When people defend themselves with an argument along the lines of "Sorry I'm not a genius", red flags go up in my head.
Let's look at the
first Google result, which is
the Wikipedia page on Fortran. Your post suggests that you know about the earlier versions of Fortran. In such a case, looking at the table of contents, you would have noticed that the history section lists the Fortran versions, and could have just read off the Fortran 90, Fortran 95, Fortran 2003, and Fortran 2008.
But let's say the table of contents didn't clue you in perhaps because you didn't really notice it at first, or because you don't know about any of the versions of Fortran.
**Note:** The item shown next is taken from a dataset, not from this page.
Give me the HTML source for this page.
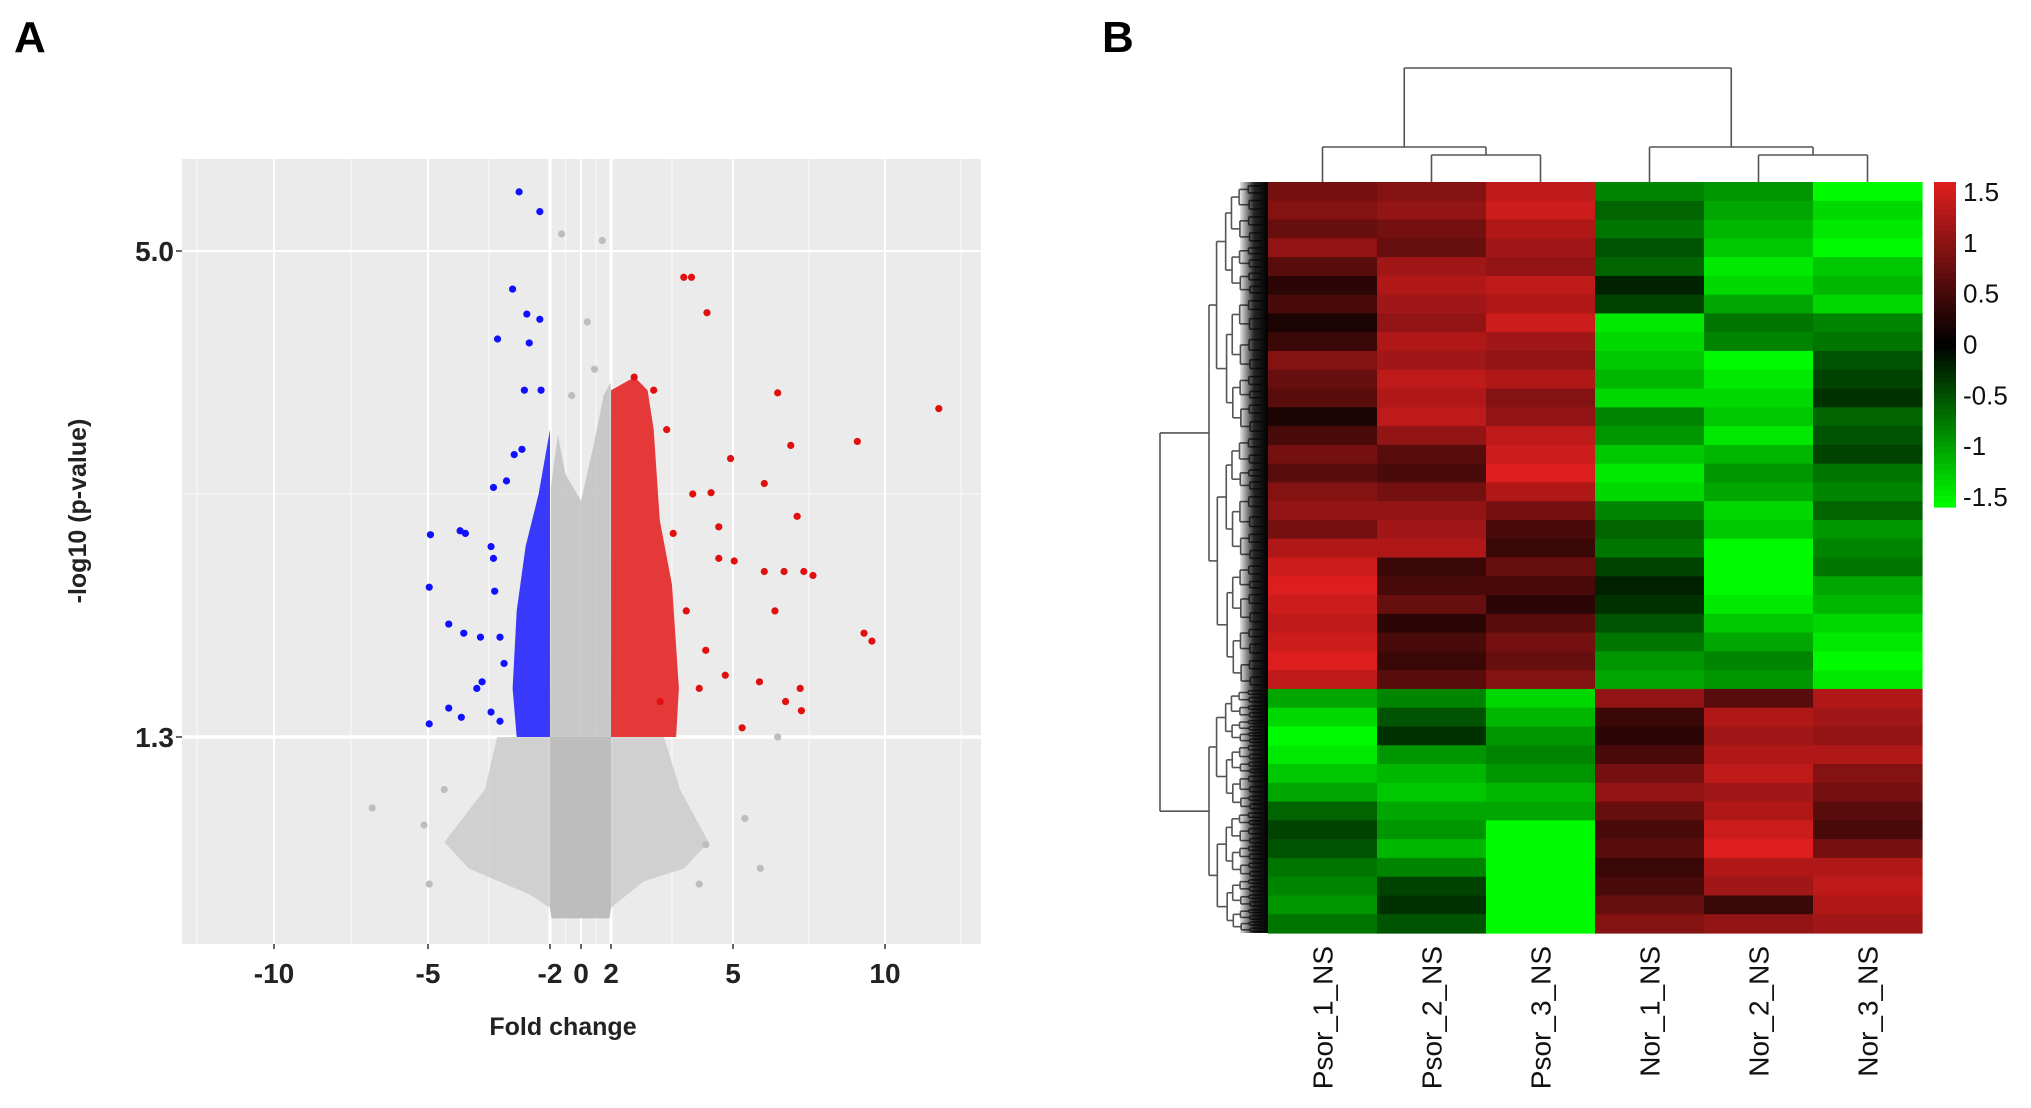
<!DOCTYPE html>
<html><head><meta charset="utf-8">
<style>
html,body{margin:0;padding:0;background:#fff;}
svg{display:block;font-family:"Liberation Sans",sans-serif;}
</style></head>
<body>
<svg id="fig" width="2031" height="1108" viewBox="0 0 2031 1108" xmlns="http://www.w3.org/2000/svg">
  <text x="14" y="52" font-size="44" font-weight="bold">A</text>
  <text x="1102" y="52" font-size="44" font-weight="bold">B</text>
  <g id="volcano"></g>
  <g id="heat"></g>
</svg>
<script>
// ---------- Volcano data ----------
const xTickValues = [-10, -5, -2, 0, 2, 5, 10];
const xTickLabels = ["-10", "-5", "-2", "0", "2", "5", "10"];
const xMinorValues = [-12.5, -7.5, -3.5, -1, 1, 3.5, 7.5, 12.5];
const yTickValues = [5.0, 1.3];
const yTickLabels = ["5.0", "1.3"];
const yMinorValues = [3.15];
const blueFC = [-2.76,-2.25,-2.92,-3.29,-2.57,-2.25,-2.51,-2.63,-2.22,-2.69,-2.88,-4.94,-4.21,-4.08,-4.97,-4.49,-4.12,-3.71,-3.67,-3.80,-4.49,-4.18,-4.97,-3.23,-3.45,-3.39,-3.36,-3.39,-3.07,-3.45,-3.13,-3.23];
const blueP = [5.45,5.30,4.71,4.33,4.52,4.48,4.30,3.94,3.94,3.49,3.45,2.84,2.87,2.85,2.44,2.16,2.09,2.06,1.72,1.67,1.52,1.45,1.40,1.42,1.49,2.66,2.41,3.20,3.25,2.75,1.86,2.06];
const redFC = [3.79,3.98,4.36,6.47,11.77,9.09,6.90,4.94,4.46,6.03,7.11,4.65,7.33,7.63,6.03,6.68,5.04,4.65,3.53,9.31,9.57,7.21,7.25,6.73,5.87,4.81,6.38,4.17,3.21,5.30,3.85,4.33,4.01,3.37,3.05,2.57];
const redP = [4.80,4.80,4.53,3.92,3.80,3.55,3.52,3.42,3.16,3.23,2.98,2.90,2.56,2.53,2.56,2.56,2.64,2.66,2.85,2.09,2.03,1.67,1.50,1.57,1.72,1.77,2.26,1.67,1.57,1.37,2.26,1.96,3.15,3.64,3.94,4.04];
const grayFC = [-1.25,1.42,0.42,-6.81,-5.13,5.39,4.33,4.17,6.47,-4.97,0.9,-0.6,5.9,-4.6];
const grayP = [5.13,5.08,4.46,0.76,0.63,0.68,0.48,0.18,1.30,0.18,4.1,3.9,0.3,0.9];
// density clouds (data units: [fold change, -log10 p])
const redCloud = [[2,1.3],[2,3.94],[2.58,4.04],[2.9,3.94],[3.05,3.64],[3.2,2.95],[3.5,2.46],[3.67,1.67],[3.6,1.3]];
const blueCloud = [[-2,1.3],[-2,3.64],[-2.28,3.15],[-2.6,2.75],[-2.82,2.26],[-2.92,1.67],[-2.82,1.3]];
const grayUpperCloud = [[-2,1.3],[-1.95,3.2],[-1.5,3.6],[-1.0,3.3],[0,3.1],[0.8,3.5],[1.5,3.9],[1.98,4.0],[2,1.3]];
const grayLowerCloud = [[-3.3,1.3],[-3.6,0.9],[-4.6,0.5],[-4.0,0.3],[-2.5,0.1],[-2,0],[-1.9,-0.08],[1.9,-0.08],[2,0],[2.8,0.2],[3.8,0.3],[4.4,0.5],[3.7,0.9],[3.3,1.3]];
const grayCoreCloud = [[-2,1.3],[-2,0],[-1.9,-0.08],[1.9,-0.08],[2,0],[2,1.3]];

// ---------- Heatmap data ----------
const sampleNames = ["Psor_1_NS","Psor_2_NS","Psor_3_NS","Nor_1_NS","Nor_2_NS","Nor_3_NS"];
const psor1 = [0.8,0.9,0.7,1.0,0.6,0.3,0.5,0.2,0.4,0.9,0.7,0.6,0.2,0.5,0.8,0.6,0.9,1.0,0.8,1.2,1.4,1.5,1.4,1.3,1.4,1.5,1.3, -1.0,-1.3,-1.5,-1.4,-1.2,-1.0,-0.6,-0.4,-0.5,-0.7,-0.8,-0.9,-0.7];
const psor2 = [0.9,1.0,0.8,0.7,1.1,1.2,1.1,1.0,1.2,1.1,1.3,1.2,1.3,1.0,0.6,0.5,0.8,1.0,1.1,1.2,0.4,0.5,0.7,0.3,0.5,0.4,0.6, -0.8,-0.5,-0.3,-0.9,-1.1,-1.2,-1.0,-0.9,-1.1,-0.8,-0.4,-0.3,-0.5];
const psor3 = [1.3,1.4,1.2,1.1,1.0,1.3,1.2,1.4,1.1,1.0,1.2,0.9,1.0,1.3,1.4,1.5,1.2,0.8,0.5,0.4,0.7,0.5,0.3,0.6,0.8,0.7,0.9, -1.3,-1.1,-0.9,-0.8,-0.9,-1.1,-1.0,-1.5,-1.6,-1.5,-1.6,-1.5,-1.6];
const nor1 = [-0.8,-0.6,-0.7,-0.5,-0.6,-0.2,-0.4,-1.4,-1.3,-1.2,-1.1,-1.3,-0.8,-0.9,-1.2,-1.4,-1.3,-0.8,-0.6,-0.7,-0.4,-0.2,-0.3,-0.5,-0.7,-0.9,-1.0, 1.0,0.4,0.3,0.5,0.8,1.0,0.7,0.5,0.6,0.4,0.5,0.7,0.9];
const nor2 = [-0.9,-1.0,-1.1,-1.2,-1.4,-1.3,-1.0,-0.7,-0.8,-1.5,-1.4,-1.3,-1.2,-1.4,-1.1,-0.9,-1.0,-1.3,-1.2,-1.5,-1.6,-1.5,-1.4,-1.2,-1.0,-0.8,-0.9, 0.6,1.2,1.1,1.2,1.3,1.1,1.2,1.4,1.5,1.2,1.1,0.4,1.0];
const nor3 = [-1.5,-1.3,-1.4,-1.5,-1.2,-1.1,-1.3,-0.8,-0.7,-0.5,-0.4,-0.3,-0.6,-0.5,-0.4,-0.7,-0.8,-0.6,-0.9,-0.8,-0.7,-1.0,-1.1,-1.3,-1.4,-1.5,-1.4, 1.2,1.1,1.0,1.2,0.9,0.8,0.6,0.5,0.8,1.2,1.3,1.2,1.1];
const colorbarTicks = [1.5,1,0.5,0,-0.5,-1,-1.5];
const colorbarLabels = ["1.5","1","0.5","0","-0.5","-1","-1.5"];

const NS = "http://www.w3.org/2000/svg";
function mk(tag, attrs, parent){const e=document.createElementNS(NS,tag);for(const k in attrs)e.setAttribute(k,attrs[k]);parent.appendChild(e);return e;}

// ---------- Volcano ----------
const V = document.getElementById('volcano');
const bgX0=182, bgX1=981, bgY0=159, bgY1=944;
const bpFC=[-10,-5,-2,0,2,5,10], bpPX=[274,428,550,581,611,733,885];
function xS(v){
  if(v<=bpFC[0]) return bpPX[0]+(v-bpFC[0])*(bpPX[1]-bpPX[0])/5;
  for(let i=0;i<bpFC.length-1;i++){ if(v<=bpFC[i+1]) return bpPX[i]+(v-bpFC[i])*(bpPX[i+1]-bpPX[i])/(bpFC[i+1]-bpFC[i]); }
  const n=bpFC.length-1; return bpPX[n]+(v-bpFC[n])*(bpPX[n]-bpPX[n-1])/5;
}
function yS(p){ return 251+(5-p)*(737-251)/3.7; }

let bg=mk('rect',{x:bgX0,y:bgY0,width:bgX1-bgX0,height:bgY1-bgY0,fill:'#ebebeb'},V);


xMinorValues.forEach(v=>{let l=mk('line',{x1:xS(v),x2:xS(v),y1:bgY0,y2:bgY1,stroke:'#f6f6f6','stroke-width':1.5},V);

});
yMinorValues.forEach(v=>{let l=mk('line',{x1:bgX0,x2:bgX1,y1:yS(v),y2:yS(v),stroke:'#f6f6f6','stroke-width':1.5},V);

});
xTickValues.forEach(v=>{let l=mk('line',{x1:xS(v),x2:xS(v),y1:bgY0,y2:bgY1,stroke:'#ffffff','stroke-width':(v===-2||v===2)?3:2},V);

});
yTickValues.forEach(v=>{let l=mk('line',{x1:bgX0,x2:bgX1,y1:yS(v),y2:yS(v),stroke:'#ffffff','stroke-width':v===1.3?3.5:2},V);

});

function cloud(pts,fill,op,name){
  const d=pts.map((q,i)=>(i?'L':'M')+xS(q[0]).toFixed(1)+' '+yS(q[1]).toFixed(1)).join(' ')+'Z';
  const e=mk('path',{d:d,fill:fill,'fill-opacity':op},V);
  
  
}
cloud(grayLowerCloud,'#c4c4c4',0.7,'gray-lower-cloud');
cloud(grayCoreCloud,'#bdbdbd',1,'gray-core-cloud');
cloud(grayUpperCloud,'#c2c2c2',0.85,'gray-upper-cloud');
cloud(blueCloud,'#1a1aff',0.85,'blue-cloud');
cloud(redCloud,'#e41a1a',0.85,'red-cloud');

function pts(fc,p,col,name){
  fc.forEach((v,i)=>{const c=mk('circle',{cx:xS(v),cy:yS(p[i]),r:3.6,fill:col},V);
  
  });
}
pts(grayFC,grayP,'#bdbdbd','gray-point');
pts(blueFC,blueP,'#1010ff','blue-point');
pts(redFC,redP,'#e01010','red-point');

xTickValues.forEach((v,i)=>{
  const t=mk('line',{x1:xS(v),x2:xS(v),y1:bgY1,y2:bgY1+5,stroke:'#333','stroke-width':1.5},V);
  
  
  const tx=mk('text',{x:xS(v),y:983,'font-size':28,'text-anchor':'middle',fill:'#222','font-weight':'bold'},V);
  tx.textContent=xTickLabels[i];
  
  
});
yTickValues.forEach((v,i)=>{
  const t=mk('line',{x1:bgX0-6,x2:bgX0,y1:yS(v),y2:yS(v),stroke:'#333','stroke-width':1.5},V);
  
  
  const tx=mk('text',{x:bgX0-8,y:yS(v)+10,'font-size':28,'text-anchor':'end',fill:'#222','font-weight':'bold'},V);
  tx.textContent=yTickLabels[i];
  
  
});
let xt=mk('text',{x:563,y:1035,'font-size':25,'text-anchor':'middle',fill:'#222','font-weight':'bold'},V);
xt.textContent='Fold change';


let yt=mk('text',{x:0,y:0,'font-size':25,'text-anchor':'middle',fill:'#222','font-weight':'bold',transform:'translate(86,511) rotate(-90)'},V);
yt.textContent='-log10 (p-value)';



// ---------- Heatmap ----------
const H=document.getElementById('heat');
const hx0=1268,hx1=1922,hy0=182,hy1=933;
const cols=[psor1,psor2,psor3,nor1,nor2,nor3];
const nRows=psor1.length, cw=(hx1-hx0)/cols.length, rh=(hy1-hy0)/nRows;
function colr(v){
  v=Math.max(-1.5,Math.min(1.5,v));
  if(v>=0){const t=v/1.5;return `rgb(${Math.round(220*t)},${Math.round(30*t)},${Math.round(30*t)})`;}
  const t=-v/1.5;return `rgb(0,${Math.round(250*t)},0)`;
}
function colX(i){return hx0+i*cw;}
function rowY(j){return hy0+j*rh;}
cols.forEach((arr,i)=>{arr.forEach((v,j)=>{
  const r=mk('rect',{x:colX(i),y:rowY(j),width:cw+0.6,height:rh+0.6,fill:colr(v)},H);
  
  
});});

// column labels
sampleNames.forEach((s,i)=>{
  const cx=colX(i)+cw/2;
  const t=mk('text',{x:0,y:0,'font-size':28,'text-anchor':'end',fill:'#111',transform:`translate(${cx+10},${946}) rotate(-90)`},H);
  t.textContent=s;
  
  
});

// colorbar
const cbx=1934,cbw=22,cby0=182,cby1=507;
for(let k=0;k<60;k++){
  const v=1.5-3*k/59;
  const r=mk('rect',{x:cbx,y:cby0+k*(cby1-cby0)/60,width:cbw,height:(cby1-cby0)/60+0.6,fill:colr(v)},H);
  
  
}
function cbY(v){return cby0+10+(1.5-v)/3*(cby1-cby0-20);}
colorbarTicks.forEach((v,i)=>{
  const t=mk('text',{x:1963,y:cbY(v)+9,'font-size':26,fill:'#111'},H);
  t.textContent=colorbarLabels[i];
  
  
});

// column dendrogram
const dg='#555';
function seg(x1,y1,x2,y2,name){const l=mk('line',{x1:x1,y1:y1,x2:x2,y2:y2,stroke:dg,'stroke-width':1.6},H);

}
const c0=colX(0)+cw/2,c1=colX(1)+cw/2,c2=colX(2)+cw/2,c3=colX(3)+cw/2,c4=colX(4)+cw/2,c5=colX(5)+cw/2;
const m12=(c1+c2)/2, m45=(c4+c5)/2;
seg(c1,hy0,c1,155,'col-dendro');seg(c2,hy0,c2,155,'col-dendro');seg(c1,155,c2,155,'col-dendro');
seg(c0,hy0,c0,147,'col-dendro');seg(m12,155,m12,147,'col-dendro');seg(c0,147,m12,147,'col-dendro');
seg(c4,hy0,c4,155,'col-dendro');seg(c5,hy0,c5,155,'col-dendro');seg(c4,155,c5,155,'col-dendro');
seg(c3,hy0,c3,147,'col-dendro');seg(m45,155,m45,147,'col-dendro');seg(c3,147,m45,147,'col-dendro');
const mL=(c0+m12)/2, mR=(c3+m45)/2;
seg(mL,147,mL,68,'col-dendro');seg(mR,147,mR,68,'col-dendro');seg(mL,68,mR,68,'col-dendro');

// row dendrogram (structure only)
const leafX=1262;
function tree(y0,y1,x,depth){
  const mid=(y0+y1)/2;
  if(depth>=7||y1-y0<3){seg(x,mid,leafX,mid,'row-dendro');return mid;}
  const step=(leafX-x)/(8-depth)*(0.8+0.4*((depth*7)%3)/2);
  const split=y0+(y1-y0)*(0.45+0.1*((depth*5+Math.round(y0))%3)/2);
  const a=tree(y0,split,x+step,depth+1);
  const b=tree(split,y1,x+step*1.1,depth+1);
  seg(x,a,x,b,'row-dendro');
  seg(x,a,x+step,a,'row-dendro');
  seg(x,b,x+step*1.1,b,'row-dendro');
  return (a+b)/2;
}
const splitY=rowY(27);
const ta=tree(hy0,splitY,1209,1);
const tb=tree(splitY,hy1,1209,1);
seg(1160,ta,1160,tb,'row-dendro');
seg(1160,ta,1209,ta,'row-dendro');
seg(1160,tb,1209,tb,'row-dendro');
const g=mk('defs',{},H);
g.innerHTML='<linearGradient id="lf" x1="0" x2="1"><stop offset="0" stop-color="#000" stop-opacity="0.1"/><stop offset="0.5" stop-color="#000" stop-opacity="0.85"/><stop offset="1" stop-color="#000" stop-opacity="1"/></linearGradient>';
const lf=mk('rect',{x:1240,y:hy0,width:hx0-1240,height:hy1-hy0,fill:'url(#lf)'},H);


</script>
</body></html>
In such case, you would have to resort to reading the text. The
second paragraph says "Successive versions have added support for processing of character-based data (FORTRAN 77), array programming, module-based programming and object-based programming (Fortran 90 / 95), and object-oriented and generic programming (Fortran 2003)." You've just seen in the context of versions, F77, 90, 95, and 2003, the major versions Fortran programmers care about now.
Let's say you still weren't sure. Further reading down the page, under the heading history, and so on, would have you given you complete overview of the versions of Fortran.
Here are the possible situations you are in:
- You didn't hit the wikipedia page, in which case, you never bothered to click on the link I gave you and then click on the first link. I.E., you just ignored my directions.
- You did hit the Wikipedia page.
In which case,
- you didn't take the few minutes to do any reading
- you are outright unable to read.
A review of your previous posts suggests you have enough command of the English language to do the reading. The other two options suggest laziness on your part.
Unless you want to argue that clicking on my Google link, clicking on the
first result and reading
one webpage takes some extraordinary intelligence.